* _Goal_:
Retype only the lines below from the one with "Rebuild this chart" to the one with "plt.rcParams['font.family'] = ['Liberation", inclusive, skipping every image.

Extracted records
┄┄┄┄┄┄

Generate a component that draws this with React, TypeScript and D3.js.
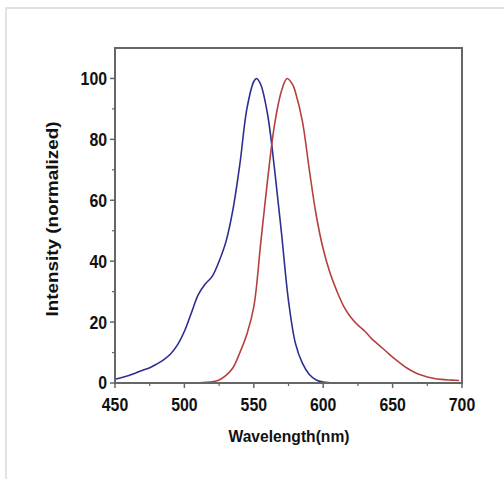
import React from 'react';
import * as d3 from 'd3';

// excitation (blue) and emission (red) spectra
const blueWl = [450, 455, 460, 465, 470, 475, 480, 485, 490, 495, 500, 505, 510, 515, 520, 525, 530, 535, 540, 545, 550, 552, 555, 560, 565, 570, 575, 580, 585, 590, 595, 600, 605, 608];
const blueVal = [1.2, 1.8, 2.5, 3.3, 4.2, 5, 6.2, 7.6, 9.5, 12.5, 17, 23, 29, 32.5, 35, 40, 46.5, 57, 72, 90, 99, 100, 98, 88, 70, 49, 27, 13, 6.5, 2.8, 1, 0.3, 0.1, 0];

const redWl = [511, 515, 520, 525, 530, 535, 540, 545, 550, 555, 560, 565, 570, 574, 578, 580, 585, 590, 595, 600, 605, 610, 615, 620, 625, 630, 635, 640, 645, 650, 655, 660, 665, 670, 675, 680, 685, 690, 695, 698];
const redVal = [0.1, 0.2, 0.4, 1, 2.5, 5, 10, 16, 25, 46, 67, 85, 96, 100, 98, 95.5, 86, 70, 55, 44, 36, 30, 25, 21.5, 19, 17, 14.5, 12.5, 10.5, 8.5, 6.7, 5, 3.7, 2.7, 2, 1.5, 1.2, 1, 0.9, 0.8];

const xMajor = [450, 500, 550, 600, 650, 700];
const xMinor = [475, 525, 575, 625, 675];
const yMajor = [0, 20, 40, 60, 80, 100];
const yMinor = [10, 30, 50, 70, 90];

const W = 504;
const H = 479;
const m = { left: 115, right: 462, top: 48, bottom: 383 };

const App: React.FC = () => {
  const x = d3.scaleLinear().domain([450, 700]).range([m.left, m.right]);
  const y = d3.scaleLinear().domain([0, 110]).range([m.bottom, m.top]);

  const line = d3.line<[number, number]>()
    .x(d => x(d[0]))
    .y(d => y(d[1]))
    .curve(d3.curveCatmullRom);

  const blue = blueWl.map((w, i) => [w, blueVal[i]] as [number, number]);
  const red = redWl.map((w, i) => [w, redVal[i]] as [number, number]);

  const font = 'Arial, "Liberation Sans", sans-serif';
  const axisColor = '#666';

  return (
    <svg width={W} height={H} style={{ position: 'absolute', left: 0, top: 0, background: '#fff' }}>
      {/* page border */}
      <line x1={6} x2={W} y1={8} y2={8} stroke="#e2e2e2" strokeWidth={2} />
      <line x1={6} x2={6} y1={7} y2={H} stroke="#e2e2e2" strokeWidth={2} />

      <path d={line(blue) || ''} fill="none" stroke="#2d2f8f" strokeWidth={1.6} />
      <path d={line(red) || ''} fill="none" stroke="#b5413f" strokeWidth={1.6} />

      <rect x={m.left} y={m.top} width={m.right - m.left} height={m.bottom - m.top}
        fill="none" stroke={axisColor} strokeWidth={2} />

      {xMajor.map(t => (
        <g key={'xm' + t}>
          <line x1={x(t)} x2={x(t)} y1={m.bottom} y2={m.bottom + 5} stroke={axisColor} strokeWidth={1.5} />
          <text transform={`translate(${x(t)},${m.bottom + 28}) scale(0.88,1)`} textAnchor="middle"
            fontFamily={font} fontWeight="bold" fontSize={18} fill="#111">{t}</text>
        </g>
      ))}
      {xMinor.map(t => (
        <line key={'xn' + t} x1={x(t)} x2={x(t)} y1={m.bottom} y2={m.bottom + 3} stroke={axisColor} strokeWidth={1.2} />
      ))}
      {yMajor.map(t => (
        <g key={'ym' + t}>
          <line x1={m.left - 5} x2={m.left} y1={y(t)} y2={y(t)} stroke={axisColor} strokeWidth={1.5} />
          <text transform={`translate(${m.left - 8},${y(t)}) scale(0.88,1)`} dy="0.36em" textAnchor="end"
            fontFamily={font} fontWeight="bold" fontSize={18} fill="#111">{t}</text>
        </g>
      ))}
      {yMinor.map(t => (
        <line key={'yn' + t} x1={m.left - 3} x2={m.left} y1={y(t)} y2={y(t)} stroke={axisColor} strokeWidth={1.2} />
      ))}

      <text x={289} y={442} textAnchor="middle" fontFamily={font} fontWeight="bold" fontSize={17} fill="#111"
        textLength={121} lengthAdjust="spacingAndGlyphs">Wavelength(nm)</text>
      <text transform="translate(58,219) rotate(-90)" textAnchor="middle" fontFamily={font} fontWeight="bold" fontSize={17} fill="#111"
        textLength={195} lengthAdjust="spacingAndGlyphs">Intensity (normalized)</text>
    </svg>
  );
};

export default App;
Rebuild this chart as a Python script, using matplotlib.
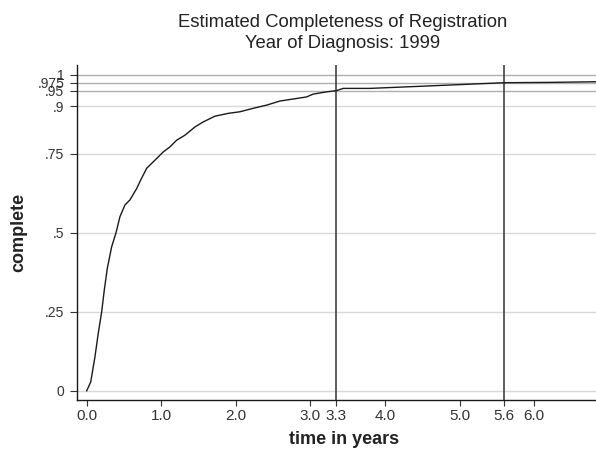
import matplotlib
matplotlib.use("Agg")
import matplotlib.pyplot as plt

plt.rcParams['font.family'] = ['Liberation Sans', 'DejaVu Sans']

# curve data (time in years, completeness)
time_years = [0.0, 0.054, 0.111, 0.155, 0.201, 0.236, 0.276, 0.335, 0.393, 0.446,
              0.513, 0.580, 0.670, 0.724, 0.804, 0.916, 1.027, 1.117, 1.206, 1.318,
              1.452, 1.563, 1.720, 1.898, 2.055, 2.233, 2.413, 2.591, 2.815, 2.949,
              3.038, 3.217, 3.351, 3.440, 3.798, 4.512, 5.600, 6.210, 6.827]
complete = [0.0, 0.028, 0.108, 0.182, 0.250, 0.319, 0.387, 0.456, 0.500, 0.551,
            0.588, 0.604, 0.640, 0.667, 0.704, 0.730, 0.756, 0.772, 0.793, 0.809,
            0.835, 0.851, 0.869, 0.878, 0.883, 0.894, 0.904, 0.917, 0.925, 0.930,
            0.939, 0.946, 0.950, 0.957, 0.957, 0.964, 0.975, 0.976, 0.978]

ytick_vals = [0, 0.25, 0.5, 0.75, 0.9, 0.95, 0.975, 1]
ytick_labels = ["0", ".25", ".5", ".75", ".9", ".95", ".975", "1"]
ref_levels = [0.95, 0.975, 1]
xtick_vals = [0, 1, 2, 3, 4, 5, 6]
xtick_labels = ["0.0", "1.0", "2.0", "3.0", "4.0", "5.0", "6.0"]
vline_vals = [3.35, 5.6]
vline_labels = ["3.3", "5.6"]

W, H = 596, 458
fig = plt.figure(figsize=(W / 100, H / 100), dpi=100)
ax = fig.add_axes([76.7 / W, (H - 400) / H, (W - 76.7) / W, (400 - 65) / H])

for v in ytick_vals:
    if v in ref_levels:
        continue
    ax.axhline(v, color="#d9d9d9", lw=1.0, zorder=1)
for v in ref_levels:
    ax.axhline(v, color="#b0b0b0", lw=1.0, zorder=1)
for v in vline_vals:
    ax.axvline(v, color="#333333", lw=1.1, zorder=2)

ax.plot(time_years, complete, color="#1a1a1a", lw=1.0, zorder=3)

ax.set_xlim(-0.134, 6.83)
ax.set_ylim(-0.029, 1.031)

ax.set_xticks(xtick_vals + vline_vals)
ax.set_xticklabels(xtick_labels + vline_labels)
ax.set_yticks(ytick_vals)
ax.set_yticklabels(ytick_labels)

ax.tick_params(axis='x', direction='out', length=4, width=0.8, color="#333333",
               labelsize=11, labelcolor="#333333", pad=2.5)
ax.tick_params(axis='y', direction='out', length=5, width=0.8, color="#333333",
               labelsize=10, labelcolor="#333333", pad=4)

for s in ["top", "right"]:
    ax.spines[s].set_visible(False)
for s in ["left", "bottom"]:
    ax.spines[s].set_color("#1a1a1a")
    ax.spines[s].set_linewidth(1.0)

fig.text(344 / W, 1 - 439 / H, "time in years", ha="center", va="center",
         fontsize=13, fontweight="bold", color="#222222")
fig.text(19 / W, 1 - 232 / H, "complete", ha="center", va="center", rotation=90,
         fontsize=13, fontweight="bold", color="#222222")

fig.text(343 / W, 1 - 27 / H, "Estimated Completeness of Registration",
         ha="center", va="baseline", fontsize=13.3, color="#222222")
fig.text(343 / W, 1 - 48.5 / H, "Year of Diagnosis: 1999",
         ha="center", va="baseline", fontsize=13.3, color="#222222")

fig.savefig("out.png", dpi=100)
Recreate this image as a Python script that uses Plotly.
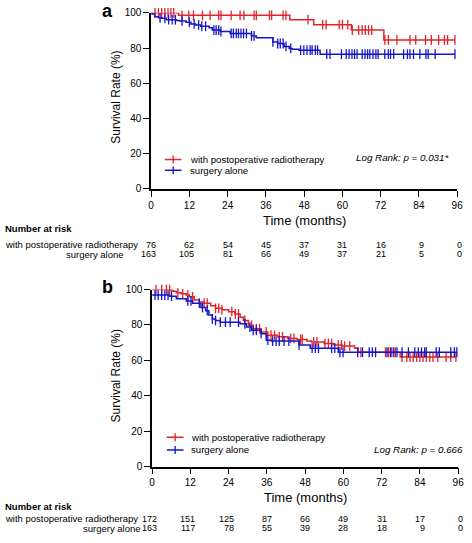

┄┄┄┄┄┄

* _Result of this exercise_:
Rebuild this chart as a Python script, using matplotlib.
import matplotlib
matplotlib.use("Agg")
import matplotlib.pyplot as plt

plt.rcParams['font.family'] = ['Liberation Sans', 'DejaVu Sans']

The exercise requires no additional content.